Et tu, Schill? The role changes, and so do the rules?
Josh Beckett was asked about Schilling's comments:
I haven't seen him around this year. Is he one of our pitchers?
Beckett, who has made his opinion of clubhouse snitches crystal clear this winter, denied being one of Schilling's sources.

Schilling was back on the air Monday, telling ESPN Radio:
I think the [Daniel] Bard situation was mishandled. I think there's some cryptic stuff going on. ...

The manager's impact of wins and losses I think has changed more in baseball than any professional sport. I think they have very little to do with the 9 innings and 3 hours of game play each night. ... I think their jobs have become managing personnel. And Bobby is a guy that is interested in trying to making you understand how much he knows about the game. ...

[O]ne of the reasons Terry [Francona] was able to do what he did was because he didn't worry about the little stuff. And Bobby's entire life is caught up in the little stuff. ...

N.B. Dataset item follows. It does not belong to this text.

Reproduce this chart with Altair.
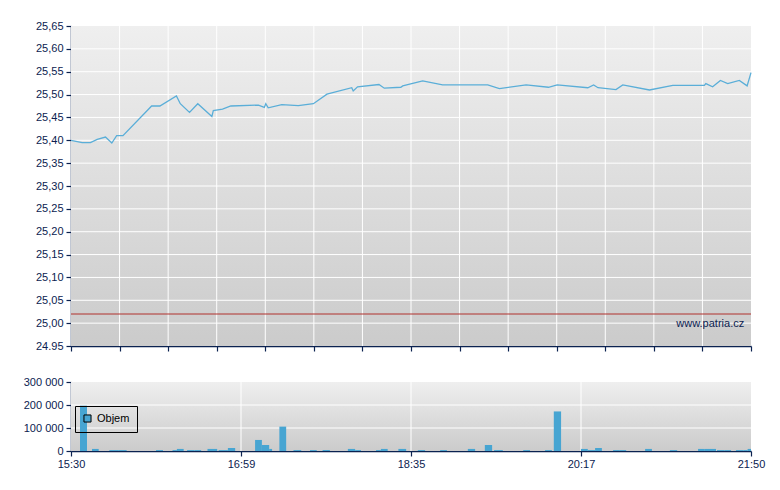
import altair as alt
import pandas as pd

# ---------------- data ----------------
# x positions are in axis units: 0 = 15:30 ... 14 = 21:50 (labels every 3.5 units)
price_x = [0, 0.23, 0.40, 0.54, 0.71, 0.84, 0.94, 1.07, 1.66, 1.83, 2.17, 2.25, 2.44, 2.61,
           2.90, 2.93, 3.12, 3.29, 3.86, 3.98, 4.01, 4.06, 4.34, 4.68, 4.99, 5.27, 5.78,
           5.81, 5.90, 6.34, 6.45, 6.79, 6.83, 7.24, 7.65, 8.58, 8.82, 9.37, 9.83, 10.01,
           10.64, 10.76, 10.85, 11.22, 11.36, 11.91, 12.39, 13.04, 13.07, 13.21, 13.37,
           13.52, 13.76, 13.92, 14.0]
price_y = [25.400, 25.395, 25.395, 25.402, 25.407, 25.394, 25.410, 25.410, 25.475, 25.475,
           25.497, 25.480, 25.461, 25.480, 25.452, 25.465, 25.468, 25.475, 25.477, 25.472,
           25.480, 25.471, 25.478, 25.476, 25.480, 25.501, 25.515, 25.508, 25.517, 25.522,
           25.514, 25.516, 25.519, 25.530, 25.521, 25.521, 25.513, 25.521, 25.516, 25.521,
           25.515, 25.521, 25.515, 25.511, 25.521, 25.510, 25.520, 25.520, 25.524, 25.517,
           25.531, 25.524, 25.531, 25.519, 25.548]

vol_start = [0.185, 0.432, 0.789, 0.97, 1.75, 2.09, 2.18, 2.39, 2.54, 2.81, 3.04, 3.23, 3.79,
             3.93, 4.08, 4.29, 4.58, 4.92, 5.18, 5.70, 5.85, 6.28, 6.38, 6.74, 7.14, 7.60,
             8.17, 8.52, 8.71, 9.31, 9.76, 9.94, 10.50, 10.64, 10.79, 11.16, 11.30, 11.82,
             12.33, 12.91, 13.05, 13.30, 13.45, 13.69, 13.84, 13.93]
vol_end = [0.329, 0.57, 0.97, 1.146, 1.894, 2.18, 2.32, 2.54, 2.68, 3.01, 3.23, 3.38, 3.93,
           4.08, 4.14, 4.43, 4.74, 5.06, 5.33, 5.85, 5.97, 6.38, 6.52, 6.90, 7.29, 7.74,
           8.32, 8.67, 8.89, 9.45, 9.90, 10.09, 10.64, 10.79, 10.93, 11.30, 11.43, 11.96,
           12.48, 13.05, 13.28, 13.45, 13.59, 13.84, 13.93, 14.0]
volumes = [197000, 9000, 4000, 4000, 4000, 4000, 9000, 4000, 4000, 9000, 4000, 13000, 48000,
           26000, 9000, 106000, 4000, 4000, 4000, 9000, 4000, 4000, 9000, 9000, 4000, 4000,
           9000, 26000, 4000, 4000, 4000, 172000, 9000, 4000, 13000, 4000, 4000, 9000, 4000,
           9000, 9000, 4000, 4000, 4000, 4000, 9000]
series_name = "Objem"

prev_close = 25.02
watermark = "www.patria.cz"

x_domain = [0, 14]
price_domain = [24.95, 25.65]
vol_domain = [0, 300000]
main_x_ticks = list(range(0, 15))
main_y_ticks = [24.95, 25.00, 25.05, 25.10, 25.15, 25.20, 25.25, 25.30, 25.35, 25.40,
                25.45, 25.50, 25.55, 25.60, 25.65]
time_ticks = [0, 3.5, 7, 10.5, 14]
time_labels = ["15:30", "16:59", "18:35", "20:17", "21:50"]
vol_ticks = [0, 100000, 200000, 300000]

# ---------------- styling ----------------
NAVY = "#0b2250"
FONT = "Liberation Sans"
LINE = "#5aaed8"
BAR = "#47a5d2"
grad = alt.Gradient(gradient="linear",
                    stops=[alt.GradientStop(color="#efefef", offset=0),
                           alt.GradientStop(color="#cbcbcb", offset=1)],
                    x1=0, x2=0, y1=0, y2=1)

price_df = pd.DataFrame({"x": price_x, "y": price_y})
vol_df = pd.DataFrame({"x0": vol_start, "x1": vol_end, "v": volumes,
                       "s": [series_name] * len(volumes)})

# ---------------- main chart ----------------
sx = alt.Scale(domain=x_domain, nice=False, zero=False)
sy = alt.Scale(domain=price_domain, nice=False, zero=False)
ax_x = alt.Axis(values=main_x_ticks, labels=False, title=None, grid=False, tickSize=5)
ax_y = alt.Axis(values=main_y_ticks, title=None, grid=False, tickSize=5, labelPadding=3,
                labelExpr="datum.value < 24.96 ? '24.95' : replace(format(datum.value, '.2f'), '.', ',')")

bg_main = alt.Chart(pd.DataFrame({"x0": [x_domain[0]], "x1": [x_domain[1]],
                                  "y0": [price_domain[0]], "y1": [price_domain[1]]})
                    ).mark_rect(color=grad).encode(
    x=alt.X("x0:Q", scale=sx, axis=ax_x), x2="x1:Q",
    y=alt.Y("y0:Q", scale=sy, axis=ax_y), y2="y1:Q")

gx_main = alt.Chart(pd.DataFrame({"g": main_x_ticks[1:-1]})).mark_rule(
    color="white", strokeWidth=1).encode(x=alt.X("g:Q", scale=sx, axis=ax_x))
gy_main = alt.Chart(pd.DataFrame({"g": main_y_ticks[1:-1]})).mark_rule(
    color="white", strokeWidth=1).encode(y=alt.Y("g:Q", scale=sy, axis=ax_y))

ref = alt.Chart(pd.DataFrame({"p": [prev_close]})).mark_rule(
    color="#b0302c", strokeWidth=1).encode(y=alt.Y("p:Q", scale=sy, axis=ax_y))

line = alt.Chart(price_df).mark_line(color=LINE, strokeWidth=1.3).encode(
    x=alt.X("x:Q", scale=sx, axis=ax_x), y=alt.Y("y:Q", scale=sy, axis=ax_y))

wm = alt.Chart(pd.DataFrame({"x": [13.86], "y": [24.999], "t": [watermark]})).mark_text(
    align="right", baseline="middle", font=FONT, fontSize=11, color=NAVY).encode(
    x=alt.X("x:Q", scale=sx, axis=ax_x), y=alt.Y("y:Q", scale=sy, axis=ax_y), text="t:N")

main = alt.layer(bg_main, gx_main, gy_main, ref, line, wm).properties(width=680, height=320)

# ---------------- volume chart ----------------
sx2 = alt.Scale(domain=x_domain, nice=False, zero=False)
sv = alt.Scale(domain=vol_domain, nice=False)
label_expr = " : ".join(
    f"datum.value == {t} ? '{l}'" for t, l in zip(time_ticks, time_labels)) + " : ''"
ax_x2 = alt.Axis(values=time_ticks, title=None, grid=False, tickSize=5, labelFlush=False,
                 labelExpr=label_expr, labelPadding=2)
ax_v = alt.Axis(values=vol_ticks, title=None, grid=False, tickSize=5, labelPadding=3,
                labelExpr="replace(format(datum.value, ','), ',', ' ')")

bg_vol = alt.Chart(pd.DataFrame({"x0": [x_domain[0]], "x1": [x_domain[1]],
                                 "y0": [vol_domain[0]], "y1": [vol_domain[1]]})
                   ).mark_rect(color=grad).encode(
    x=alt.X("x0:Q", scale=sx2, axis=ax_x2), x2="x1:Q",
    y=alt.Y("y0:Q", scale=sv, axis=ax_v), y2="y1:Q")

gx_vol = alt.Chart(pd.DataFrame({"g": time_ticks[1:-1]})).mark_rule(
    color="white", strokeWidth=1).encode(x=alt.X("g:Q", scale=sx2, axis=ax_x2))
gy_vol = alt.Chart(pd.DataFrame({"g": vol_ticks[1:-1]})).mark_rule(
    color="white", strokeWidth=1).encode(y=alt.Y("g:Q", scale=sv, axis=ax_v))

bars = alt.Chart(vol_df).mark_rect().encode(
    x=alt.X("x0:Q", scale=sx2, axis=ax_x2), x2="x1:Q",
    y=alt.Y("v:Q", scale=sv, axis=ax_v), y2=alt.Y2(datum=0),
    color=alt.Color("s:N", scale=alt.Scale(domain=[series_name], range=[BAR]),
                    legend=alt.Legend(orient="none", legendX=4, legendY=380, title=None,
                                      strokeColor="black", padding=7, symbolType="square",
                                      symbolSize=50, symbolStrokeColor="black",
                                      symbolStrokeWidth=1, labelFont=FONT, labelFontSize=11,
                                      labelColor="black", labelOffset=4)))

vol = alt.layer(bg_vol, gx_vol, gy_vol, bars).properties(width=680, height=69)

chart = alt.vconcat(main, vol, spacing=22).properties(
    padding={"left": 14, "top": 11, "right": 5, "bottom": 5},
    background="white"
).configure_view(stroke="transparent").configure_axis(
    labelFont=FONT, labelFontSize=11, labelColor=NAVY, domainColor=NAVY, tickColor=NAVY,
    domainWidth=1.5, tickWidth=1.2
)

chart.save("out.html", embed_options={"renderer": "svg", "actions": False})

I just feel like this is not going to go the way people had hoped. I thought there were different choices that could have been made here [to be manager], from a personality perspective, knowing some of the guys on this team. I'm not so sure that this isn't going to be an oil and a water mix early on, especially if they don't get out to a really good start.
WEEI's Kirk Minihane also believes "it's time for Curt Schilling to shut up".
If a former Sox player went on WEEI in March 2004 and said things weren't going well during spring training (without making an appearance in Fort Myers) Schilling would have blasted the guy for having no clue and then would have questioned what exactly his motive was for trying to forward such an angle. And he would have been right. I have no problem with a healthy debate about Bobby Valentine, but how about letting the guy manage, I don't know, one inning of an actual game before we start kicking dirt?
Valentine's only comment on Schilling: "I just consider the source when I hear stuff like that."

All joking aside, that is good advice. I would not be surprised to learn that Curt Schilling simply does not like Bobby Valentine, who has replaced the manager Schilling pitched for both in Philadelphia and Boston, a manager who was trashed with rumour and innuendo on his way out the door by the same organization that then happily welcomed Valentine.

For 4.5 years of Valentine's tenure with the Mets, Schilling pitched for the Phillies, who were usually looking up (sometimes, way up) at the Mets in the division standings. Both Schilling and Valentine have reputations as know-it-alls with an opinion on everything and an insatiable appetite for media attention. When I hear Schilling denigrate Valentine, it sounds like he could be describing himself.

My main question is: Schilling last pitched for the Red Sox in 2007. Terry Francona is gone. Theo Epstein is gone. Most of Schilling's teammates from that season are gone. How many more years have to pass before the former #38 is not considered an expert on the team's clubhouse?